With its current rocket design, Orbex will launch payloads of up to 200kg into sun-synchronous orbit from Sutherland Spaceport. Hopefully, its fuel research and practical testing will be scalable in the future to larger payloads and rockets.
Sustainable bio-propane isn’t the only option under investigation currently. Elsewhere, there’s metholox, a blend of methane and oxygen. This blend has been tested by SpaceX in its Raptor engine, where it’s used as subcooled liquid propellants to improve propellant mass. However, China’s private space industry managed to be the first to successfully launch a methane-powered rocket back in 2023.
Of course, methane as a fuel source is an interesting conundrum. While it results in CO2 emissions, methane is a worse greenhouse gas than CO2. As such, burning methane can be regarded as a net positive for the environment. Through traditional production methods (Sabatier reaction), methane fuel would be considered carbon neutral but could be considered carbon negative if sourced from fossil fuel extraction rather than being pumped into the environment.
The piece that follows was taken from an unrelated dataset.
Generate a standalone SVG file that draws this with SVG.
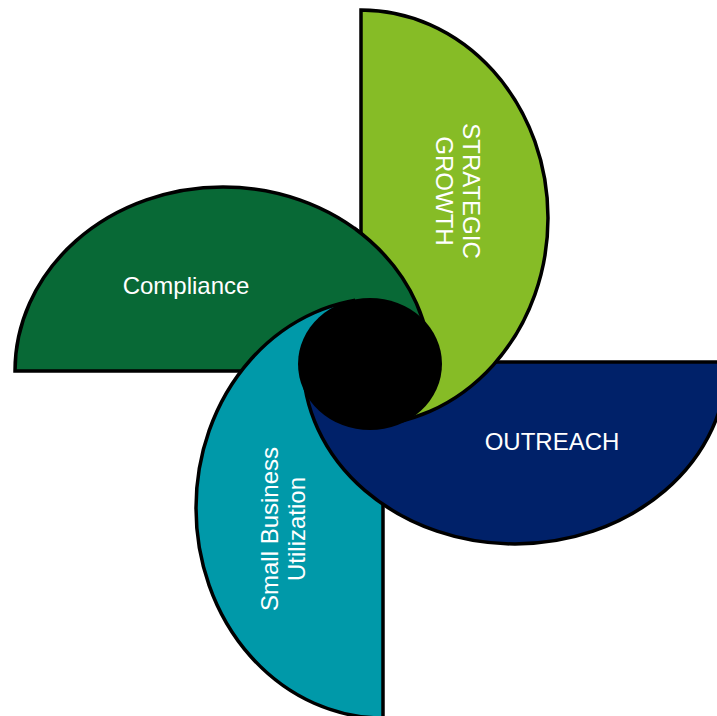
<svg xmlns="http://www.w3.org/2000/svg" xmlns:xlink="http://www.w3.org/1999/xlink" width="717" height="716" viewBox="0 0 717 716">
  <style>
    .blade { stroke: #000; stroke-width: 3.5; stroke-linejoin: miter; }
    .lbl { font-family: "Liberation Sans", Arial, sans-serif; font-size: 24px; fill: #fff; text-anchor: middle; }
  </style>
  <defs>
    <!-- half-ellipse blades, each flat edge pointing at the hub -->
    <path id="shape-compliance" d="M15,371 A208,184 0 0 1 431,371 Z"/>
    <path id="shape-small" d="M383,718 A187,210 0 0 1 383,298 Z"/>
    <path id="shape-outreach" d="M727,362 A212,182 0 0 1 303,362 Z"/>
    <path id="shape-growth" d="M361,10 A187,208 0 0 1 361,426 Z"/>
    <!-- right-hand strip used to lay the compliance blade back over the growth blade -->
    <clipPath id="clip-right">
      <rect x="355" y="0" width="362" height="400"/>
    </clipPath>
  </defs>

  <rect width="717" height="716" fill="#fff"/>

  <g id="compliance">
    <use xlink:href="#shape-compliance" class="blade" fill="#086936"/>
    <text class="lbl" x="186" y="294">Compliance</text>
  </g>

  <g id="small-business">
    <use xlink:href="#shape-small" class="blade" fill="#0099A9"/>
    <g transform="translate(291.5,529) rotate(-90)">
      <text class="lbl" x="0" y="-13.5">Small Business</text>
      <text class="lbl" x="0" y="13.5">Utilization</text>
    </g>
  </g>

  <g id="outreach">
    <use xlink:href="#shape-outreach" class="blade" fill="#002169"/>
    <text class="lbl" x="552" y="450">OUTREACH</text>
  </g>

  <g id="strategic-growth">
    <use xlink:href="#shape-growth" class="blade" fill="#86BC26"/>
    <g transform="translate(449.5,191) rotate(90)">
      <text class="lbl" x="0" y="-13.5">STRATEGIC</text>
      <text class="lbl" x="0" y="13.5">GROWTH</text>
    </g>
  </g>

  <!-- compliance blade overlaps the growth blade -->
  <use id="compliance-overlap" xlink:href="#shape-compliance" class="blade" fill="#086936" clip-path="url(#clip-right)"/>

  <g id="hub">
    <ellipse cx="370" cy="364" rx="72" ry="66" fill="#000"/>
  </g>
</svg>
Hydrolox is possibly a more sustainable option. As the name suggests, it’s a combination of liquid hydrogen and liquid oxygen, both of which can be produced by splitting water. The major advantage compared to other options, such as metholox and kerolox, is that hydrolox doesn’t produce any extra CO2 emissions, provided the splitting process is done sustainably.
The bottom line is that there are numerous options for sustainable rocket fuels compared to traditional blends. However, the CO2 emissions of the fuels themselves typically aren’t the issue; rather, it’s the production process.
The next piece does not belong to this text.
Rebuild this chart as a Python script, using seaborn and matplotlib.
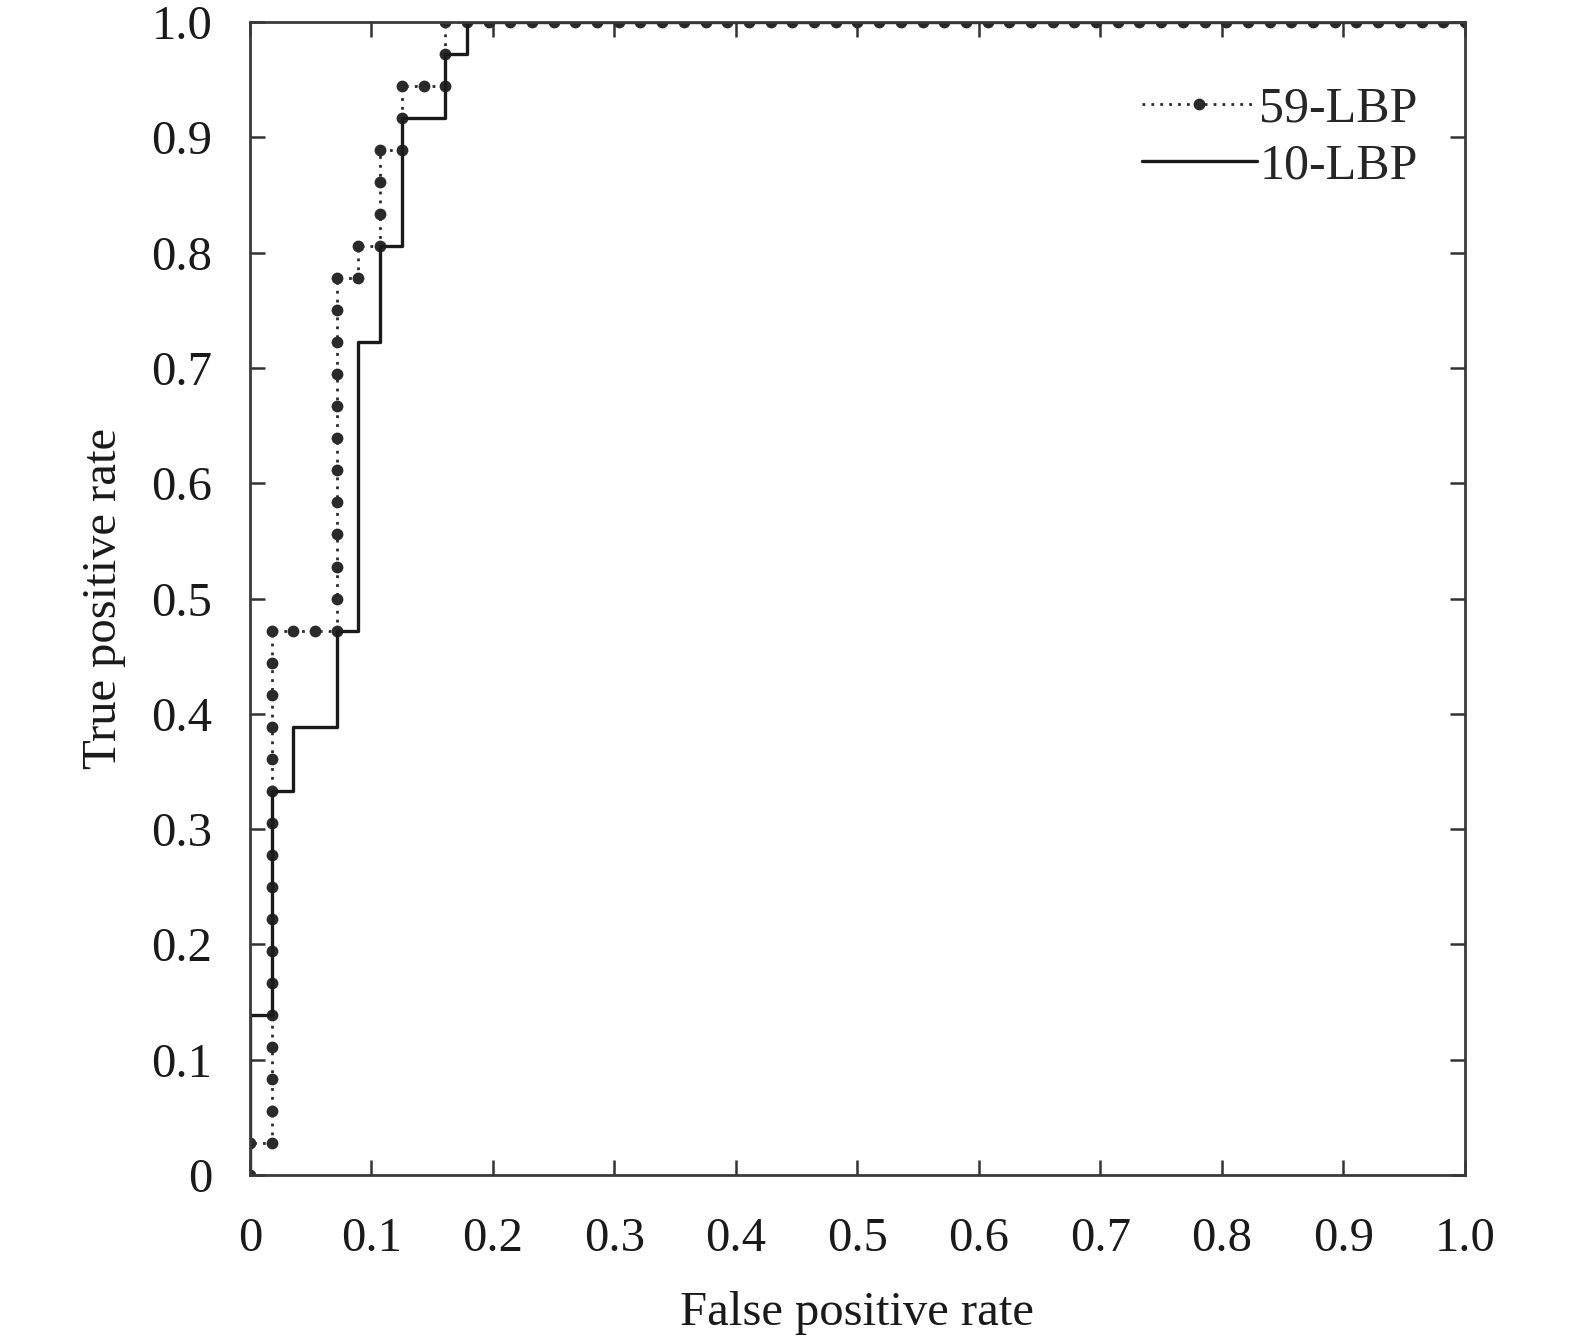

Take methane, for example. Capturing methane emissions from fossil fuel extraction or organic decomposition are both fairly sustainable options. Conversely, producing hydrogen using a fossil fuel-powered process results in a net negative of CO2 emissions.
Orbex’s production process is a great example of this in action. Much of its carbon reduction comes from capturing gasses released from waste organic matter. Compared to petroleum processing, this is a far more sustainable option because it captures what would otherwise be waste gas.
The exponential rise in rocket launches expected in the coming years is a signal that we need a major cultural shift in how we produce rocket fuel and the sources we use. We’re well on track to seeing this happen, though, and sustainable fuel sources have the potential to replace traditional options, provided production can keep pace with industry growth.